We have Elizabeth Sprague Coolidge, the great music patroness of the Library of Congress, to thank for the first Britten quartet (op. 25, D major). In 1941, she commissioned the composer while he was in exile in the United States, a request that he fulfilled in the short period of two months. It was only one of the many services that Mrs. Coolidge performed on behalf of contemporary chamber music. In this performance, its first movement has an otherworldly melting of the three upper strings over the tender pizzicati of the cello. The Allegro vivo section that balances the Andante sostenuto is dominated by the searing E-string playing of first violinist Corina Belcea, whose strong tone belies her thin, elegant frame. The brief second movement, a sort of scherzo marked Allegretto con slancio, pulses athletically in the Belcea Quartet's remarkably unified sense of ensemble. The quartet is dominated by the slow movement (Andante calmo), the longest one. It has some calm moments, but also some exciting full-bodied passages, which the Belcea Quartet makes loud but never shrill. It is the agitated half of this equation that wins out, with the Molto Vivace finale.

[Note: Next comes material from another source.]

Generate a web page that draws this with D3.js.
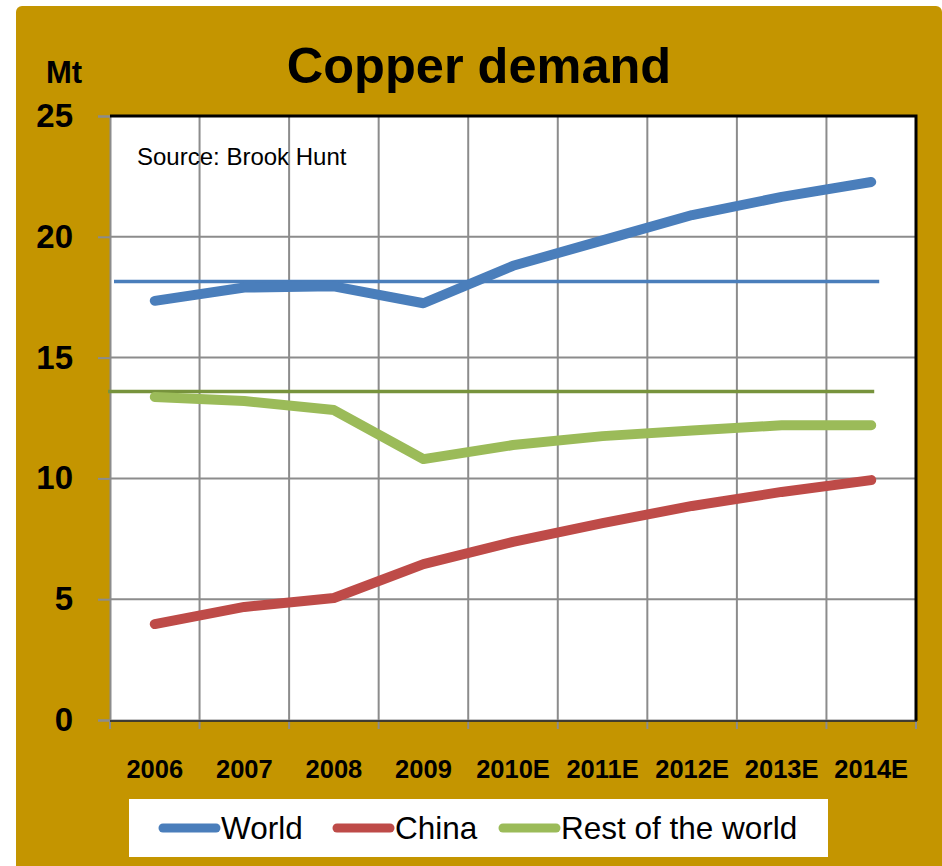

The second quartet (op. 36, C major) comes from only a few years later, in 1945, but it has a more historically informed plan, since it was a tribute to the music of Henry Purcell (it was premiered on the 250th anniversary of Purcell's death), an English composer whom Britten saw as his most important forebear. (He used a Purcell theme as the basis of his Young Person's Guide to the Orchestra around the same time.) The first movement is thrice the length of the fast-moving, full-throated second movement, which roars down to a muted conclusion. What I found so moving in the Jupiter's live performance of this quartet was the exultant triumph of the crashing C major chords in the finale, as they overcome the serpentine, dissonant main theme, the melody of war, that dominates the piece. It is stated in a gorgeous unison at the opening of the vast final movement, twice again the length of the first movement, which here is a sustained unspiraling of the chaconne pattern with that thrill of those devastating C major chords at the end.

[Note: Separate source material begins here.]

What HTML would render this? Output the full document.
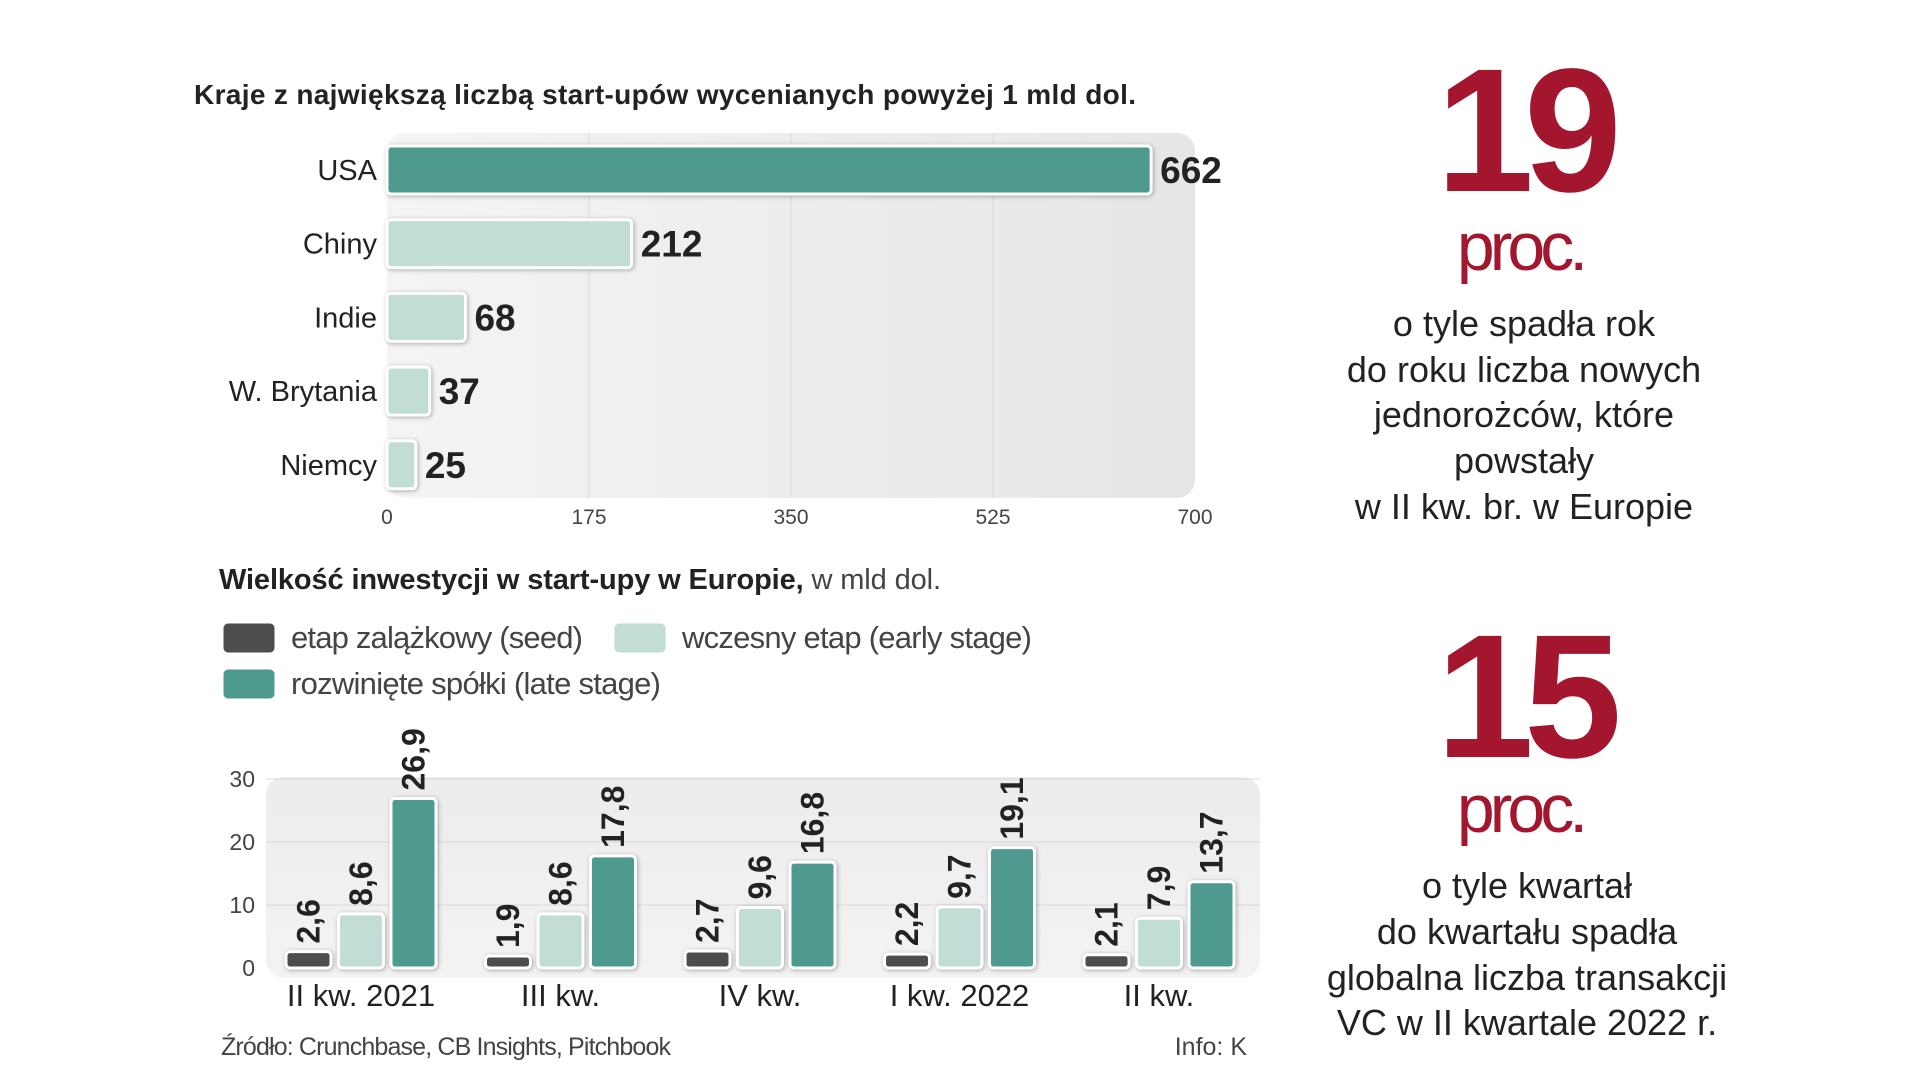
<!DOCTYPE html>
<html><head><meta charset="utf-8"><style>
body{margin:0;background:#fff;}
svg{display:block;font-family:"Liberation Sans Narrow","Liberation Sans",sans-serif;}
</style></head><body>
<svg id="c" width="1919" height="1080" viewBox="0 0 1919 1080">
<defs>
<linearGradient id="pg" x1="0" y1="0" x2="1" y2="0"><stop offset="0" stop-color="#f4f4f4"/><stop offset="1" stop-color="#e6e6e6"/></linearGradient>
<linearGradient id="pg2" x1="0" y1="0" x2="0" y2="1"><stop offset="0" stop-color="#ececec"/><stop offset="1" stop-color="#f3f3f3"/></linearGradient>
</defs>
<text x="194" y="104" font-size="28" font-weight="bold" fill="#222" textLength="942">Kraje z największą liczbą start-upów wycenianych powyżej 1 mld dol.</text>
<rect x="387" y="133" width="808" height="365" rx="18" fill="url(#pg)"/>
<g id="hb"></g>
<text x="219" y="589" font-size="29" fill="#222" textLength="722"><tspan font-weight="bold">Wielkość inwestycji w start-upy w Europie,</tspan><tspan fill="#444"> w mld dol.</tspan></text>
<g>
<rect x="222" y="622" width="54" height="32" rx="6" fill="#4d4d4d" stroke="#fff" stroke-width="3"/>
<text x="291" y="648" font-size="31" fill="#444" textLength="292">etap zalążkowy (seed)</text>
<rect x="613" y="622" width="54" height="32" rx="6" fill="#c2ddd5" stroke="#fff" stroke-width="3"/>
<text x="682" y="648" font-size="31" fill="#444" textLength="350">wczesny etap (early stage)</text>
<rect x="222" y="668" width="54" height="32" rx="6" fill="#4e9a8e" stroke="#fff" stroke-width="3"/>
<text x="291" y="694" font-size="31" fill="#444" textLength="370">rozwinięte spółki (late stage)</text>
</g>
<rect x="266" y="777" width="994" height="201" rx="18" fill="url(#pg2)"/>
<g id="vb"></g>
<text x="221" y="1055" font-size="25" fill="#444" textLength="450">Źródło: Crunchbase, CB Insights, Pitchbook</text>
<text x="1247" y="1055" font-size="25" fill="#444" text-anchor="end">Info: K</text>
<g fill="#a3162e" text-anchor="middle">
<text x="1524" y="191" font-size="176" font-weight="bold" letter-spacing="-10">19</text>
<text x="1520" y="270" font-size="68" letter-spacing="-5">proc.</text>
</g>
<g fill="#222" font-size="36" text-anchor="middle">
<text x="1524" y="336">o tyle spadła rok</text>
<text x="1524" y="382">do roku liczba nowych</text>
<text x="1524" y="427">jednorożców, które</text>
<text x="1524" y="473">powstały</text>
<text x="1524" y="519">w II kw. br. w Europie</text>
</g>
<g fill="#a3162e" text-anchor="middle">
<text x="1524" y="757" font-size="176" font-weight="bold" letter-spacing="-10">15</text>
<text x="1520" y="832" font-size="68" letter-spacing="-5">proc.</text>
</g>
<g fill="#222" font-size="36" text-anchor="middle">
<text x="1527" y="898">o tyle kwartał</text>
<text x="1527" y="944">do kwartału spadła</text>
<text x="1527" y="990">globalna liczba transakcji</text>
<text x="1527" y="1035">VC w II kwartale 2022 r.</text>
</g>
</svg>
<script>
const countries=["USA","Chiny","Indie","W. Brytania","Niemcy"];
const counts=[662,212,68,37,25];
const xTicks=[0,175,350,525,700];
const quarters=["II kw. 2021","III kw.","IV kw.","I kw. 2022","II kw."];
const seed=[2.6,1.9,2.7,2.2,2.1];
const early=[8.6,8.6,9.6,9.7,7.9];
const late=[26.9,17.8,16.8,19.1,13.7];
const yTicks=[0,10,20,30];
const NS="http://www.w3.org/2000/svg";
function mk(p,t,a,txt){const e=document.createElementNS(NS,t);for(const k in a)e.setAttribute(k,a[k]);if(txt!==undefined)e.textContent=txt;p.appendChild(e);return e;}
const hb=document.getElementById('hb');
const x=v=>387+v*808/700;
xTicks.forEach(t=>{
 if(t>0&&t<700){const l=mk(hb,'line',{x1:x(t),x2:x(t),y1:133,y2:498,stroke:'#dadada','stroke-width':1});
 
 }
 const tx=mk(hb,'text',{x:x(t),y:524,'font-size':21,fill:'#444','text-anchor':'middle'},String(t));
 
 
});
countries.forEach((c,i)=>{
 const cy=170+i*73.7;
 const r=mk(hb,'rect',{x:387,y:cy-24,width:x(counts[i])-387,height:48,rx:4,fill:i==0?'#4e9a8e':'#c2ddd5',stroke:'#fff','stroke-width':3,style:'filter:drop-shadow(1px 1px 2px rgba(0,0,0,.3))'});
 
 
 const l=mk(hb,'text',{x:377,y:cy+10,'font-size':29,fill:'#222','text-anchor':'end'},c);
 
 
 const v=mk(hb,'text',{x:x(counts[i])+9,y:cy+13,'font-size':37,'font-weight':'bold',fill:'#222'},String(counts[i]));
 
 
});
const vb=document.getElementById('vb');
const y=v=>968-v*6.3;
yTicks.forEach(t=>{
 if(t>0){const l=mk(vb,'line',{x1:266,x2:1260,y1:y(t),y2:y(t),stroke:'#d8d8d8','stroke-width':1});
 
 }
 const tx=mk(vb,'text',{x:255,y:y(t)+8,'font-size':23,fill:'#444','text-anchor':'end'},String(t));
 
 
});
const series=[[seed,'#4d4d4d','seed'],[early,'#c2ddd5','early'],[late,'#4e9a8e','late']];
quarters.forEach((q,i)=>{
 const gx=286+i*199.5;
 series.forEach(([arr,col,nm],j)=>{
  const bx=gx+j*52.5, v=arr[i], top=y(v);
  const r=mk(vb,'rect',{x:bx,y:top,width:45,height:968-top,rx:4,fill:col,stroke:'#fff','stroke-width':3,style:'filter:drop-shadow(1px 1px 2px rgba(0,0,0,.3))'});
  
  
  const lx=bx+22.5+11, ly=top-8;
  const t=mk(vb,'text',{x:lx,y:ly,'font-size':32,'font-weight':'bold',fill:'#222','font-family':'Liberation Sans, sans-serif',transform:`rotate(-90 ${lx} ${ly})`},String(v).replace('.',','));
  
  
 });
 const ql=mk(vb,'text',{x:gx+75,y:1006,'font-size':31,fill:'#222','text-anchor':'middle','font-family':'Liberation Sans, sans-serif'},q);
 
 
});
</script>
</body></html>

In the year before he died, Britten completed a third string quartet (op. 94), a piece that turns inward. Britten composed parts of it while in Venice -- the final movement is subtitled "La Serenissima," a name ascribed to that city by its residents -- the setting of his disturbing, beautiful, and quasi-autobiographical opera Death in Venice. Not long before he died, Britten helped the Amadeus Quartet rehearse the piece, which they premiered a couple weeks after he was dead. It is a collection of five rather different movements, capturing the moods of this great musician as he looked death in the face. This performance is a strong combination of somber introspection (as in the first movement, the metaphysical Duets and the ineffably sad, lonely middle movement, Solo, with the luscious work of Corina Belcea on first violin) and hysterical shriek (parts of the rapid Ostinato and the Shostakovich-like miniature Burlesque). Britten was working on the final movement during his final visit to his beloved Venice, and its second section is a passacaglia based on a theme supposedly derived from the ringing of the bells of La Serenissima. The Belceas have put down a luminous account of this movement, with its utterly unresolved conclusion.

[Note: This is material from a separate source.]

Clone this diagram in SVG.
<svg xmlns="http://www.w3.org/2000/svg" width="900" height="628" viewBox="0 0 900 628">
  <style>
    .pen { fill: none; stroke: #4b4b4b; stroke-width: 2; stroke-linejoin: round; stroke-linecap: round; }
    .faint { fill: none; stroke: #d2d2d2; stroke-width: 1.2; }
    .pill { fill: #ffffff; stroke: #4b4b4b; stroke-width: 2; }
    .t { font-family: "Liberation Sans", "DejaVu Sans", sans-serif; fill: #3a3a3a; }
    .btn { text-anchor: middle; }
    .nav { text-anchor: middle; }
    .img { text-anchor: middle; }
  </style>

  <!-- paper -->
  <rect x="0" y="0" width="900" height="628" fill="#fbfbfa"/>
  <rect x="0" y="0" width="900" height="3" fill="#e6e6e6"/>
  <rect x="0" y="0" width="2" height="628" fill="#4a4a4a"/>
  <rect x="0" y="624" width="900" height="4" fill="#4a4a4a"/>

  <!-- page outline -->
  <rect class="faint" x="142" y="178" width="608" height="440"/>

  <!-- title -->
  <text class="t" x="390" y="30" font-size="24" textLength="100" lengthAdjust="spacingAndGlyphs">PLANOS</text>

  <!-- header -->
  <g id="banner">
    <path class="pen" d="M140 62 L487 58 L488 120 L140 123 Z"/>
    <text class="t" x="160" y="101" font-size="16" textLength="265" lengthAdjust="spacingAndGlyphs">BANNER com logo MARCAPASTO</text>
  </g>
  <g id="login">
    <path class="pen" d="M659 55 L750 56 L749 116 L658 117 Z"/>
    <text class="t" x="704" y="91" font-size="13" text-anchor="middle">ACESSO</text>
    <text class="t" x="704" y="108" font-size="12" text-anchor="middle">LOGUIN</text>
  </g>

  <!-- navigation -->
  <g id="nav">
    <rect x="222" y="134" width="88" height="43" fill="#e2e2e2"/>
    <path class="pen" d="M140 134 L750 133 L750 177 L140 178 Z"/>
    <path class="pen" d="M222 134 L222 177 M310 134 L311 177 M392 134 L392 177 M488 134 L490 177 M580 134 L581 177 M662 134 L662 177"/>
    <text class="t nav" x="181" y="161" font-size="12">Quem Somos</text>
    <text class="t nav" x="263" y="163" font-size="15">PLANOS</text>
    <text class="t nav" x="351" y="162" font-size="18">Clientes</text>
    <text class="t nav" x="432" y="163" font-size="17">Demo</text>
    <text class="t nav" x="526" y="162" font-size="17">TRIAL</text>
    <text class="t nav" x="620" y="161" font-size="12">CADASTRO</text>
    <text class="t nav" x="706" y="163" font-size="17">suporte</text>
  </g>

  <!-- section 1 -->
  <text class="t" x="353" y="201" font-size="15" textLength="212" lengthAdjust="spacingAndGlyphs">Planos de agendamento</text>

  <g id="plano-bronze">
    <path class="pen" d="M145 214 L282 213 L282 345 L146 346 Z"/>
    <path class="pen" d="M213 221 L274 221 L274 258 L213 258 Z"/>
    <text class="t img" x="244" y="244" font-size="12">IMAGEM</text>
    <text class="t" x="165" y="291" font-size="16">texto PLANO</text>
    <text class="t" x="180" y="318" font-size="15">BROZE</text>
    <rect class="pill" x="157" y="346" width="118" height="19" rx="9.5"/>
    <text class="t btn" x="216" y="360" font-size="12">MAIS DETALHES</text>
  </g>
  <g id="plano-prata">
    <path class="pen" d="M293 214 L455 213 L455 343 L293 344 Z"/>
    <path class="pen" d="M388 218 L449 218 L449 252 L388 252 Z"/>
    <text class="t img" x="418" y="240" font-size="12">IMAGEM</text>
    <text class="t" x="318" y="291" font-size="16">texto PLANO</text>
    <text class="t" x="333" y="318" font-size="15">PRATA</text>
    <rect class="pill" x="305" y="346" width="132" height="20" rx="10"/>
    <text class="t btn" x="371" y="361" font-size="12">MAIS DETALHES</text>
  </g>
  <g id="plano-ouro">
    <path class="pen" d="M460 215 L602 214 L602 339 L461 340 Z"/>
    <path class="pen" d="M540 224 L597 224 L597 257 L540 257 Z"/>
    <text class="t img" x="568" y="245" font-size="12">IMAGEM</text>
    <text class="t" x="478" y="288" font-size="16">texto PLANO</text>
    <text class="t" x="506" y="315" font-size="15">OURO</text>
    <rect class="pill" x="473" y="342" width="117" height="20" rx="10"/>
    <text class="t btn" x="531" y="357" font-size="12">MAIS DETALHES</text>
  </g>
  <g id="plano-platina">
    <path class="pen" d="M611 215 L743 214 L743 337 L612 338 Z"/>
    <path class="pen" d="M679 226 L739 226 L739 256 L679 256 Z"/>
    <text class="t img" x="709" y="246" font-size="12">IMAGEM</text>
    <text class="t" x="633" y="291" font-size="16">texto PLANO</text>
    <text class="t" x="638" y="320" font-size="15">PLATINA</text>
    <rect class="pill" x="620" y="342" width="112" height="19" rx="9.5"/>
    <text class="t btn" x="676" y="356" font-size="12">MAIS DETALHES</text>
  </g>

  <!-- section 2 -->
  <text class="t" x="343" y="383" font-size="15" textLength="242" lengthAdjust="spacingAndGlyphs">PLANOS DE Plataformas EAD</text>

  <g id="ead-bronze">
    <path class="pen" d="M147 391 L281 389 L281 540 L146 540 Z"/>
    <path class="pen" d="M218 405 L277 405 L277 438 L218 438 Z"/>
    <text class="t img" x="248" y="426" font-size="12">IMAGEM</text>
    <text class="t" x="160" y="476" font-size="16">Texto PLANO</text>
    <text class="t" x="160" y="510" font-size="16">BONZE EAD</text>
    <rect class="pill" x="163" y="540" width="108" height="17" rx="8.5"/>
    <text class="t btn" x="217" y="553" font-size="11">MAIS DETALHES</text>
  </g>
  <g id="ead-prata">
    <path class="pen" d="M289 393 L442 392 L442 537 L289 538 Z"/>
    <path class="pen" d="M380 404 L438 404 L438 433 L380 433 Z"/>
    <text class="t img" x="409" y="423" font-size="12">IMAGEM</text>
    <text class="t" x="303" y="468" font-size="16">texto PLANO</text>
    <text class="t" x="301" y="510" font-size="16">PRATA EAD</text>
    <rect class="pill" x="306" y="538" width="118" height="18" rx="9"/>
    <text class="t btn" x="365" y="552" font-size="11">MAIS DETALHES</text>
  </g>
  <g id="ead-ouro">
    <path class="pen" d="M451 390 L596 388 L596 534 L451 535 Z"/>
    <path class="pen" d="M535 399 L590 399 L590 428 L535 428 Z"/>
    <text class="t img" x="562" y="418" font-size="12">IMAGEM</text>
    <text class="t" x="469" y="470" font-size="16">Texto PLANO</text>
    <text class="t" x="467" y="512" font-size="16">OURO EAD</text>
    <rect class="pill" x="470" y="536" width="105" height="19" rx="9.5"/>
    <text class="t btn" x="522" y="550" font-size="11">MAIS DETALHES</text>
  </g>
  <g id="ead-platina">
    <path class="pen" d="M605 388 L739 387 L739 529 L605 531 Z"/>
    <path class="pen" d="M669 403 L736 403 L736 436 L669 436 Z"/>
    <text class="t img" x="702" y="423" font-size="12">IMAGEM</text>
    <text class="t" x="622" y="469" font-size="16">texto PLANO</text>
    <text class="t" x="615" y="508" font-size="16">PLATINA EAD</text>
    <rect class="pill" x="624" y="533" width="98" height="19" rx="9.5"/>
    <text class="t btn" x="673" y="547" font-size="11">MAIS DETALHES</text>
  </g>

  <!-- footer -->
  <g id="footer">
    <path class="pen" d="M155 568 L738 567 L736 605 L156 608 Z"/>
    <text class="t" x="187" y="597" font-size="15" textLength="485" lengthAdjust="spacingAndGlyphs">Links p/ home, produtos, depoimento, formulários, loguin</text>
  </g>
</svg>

The only reason to include the Three Divertimenti is to justify having a second disc for the third quartet. As revised juvenilia, they are not a good enough reason to buy this disc, and while I could probably do without them if I had to, they aren't bad. Certainly, by comparison to the Brodsky quartet disc, I would advise having all three of the Britten quartets, and here you can do so at the cost of a 2-CD set. You cannot go wrong with this technically polished, well-recorded, and emotionally grand performance.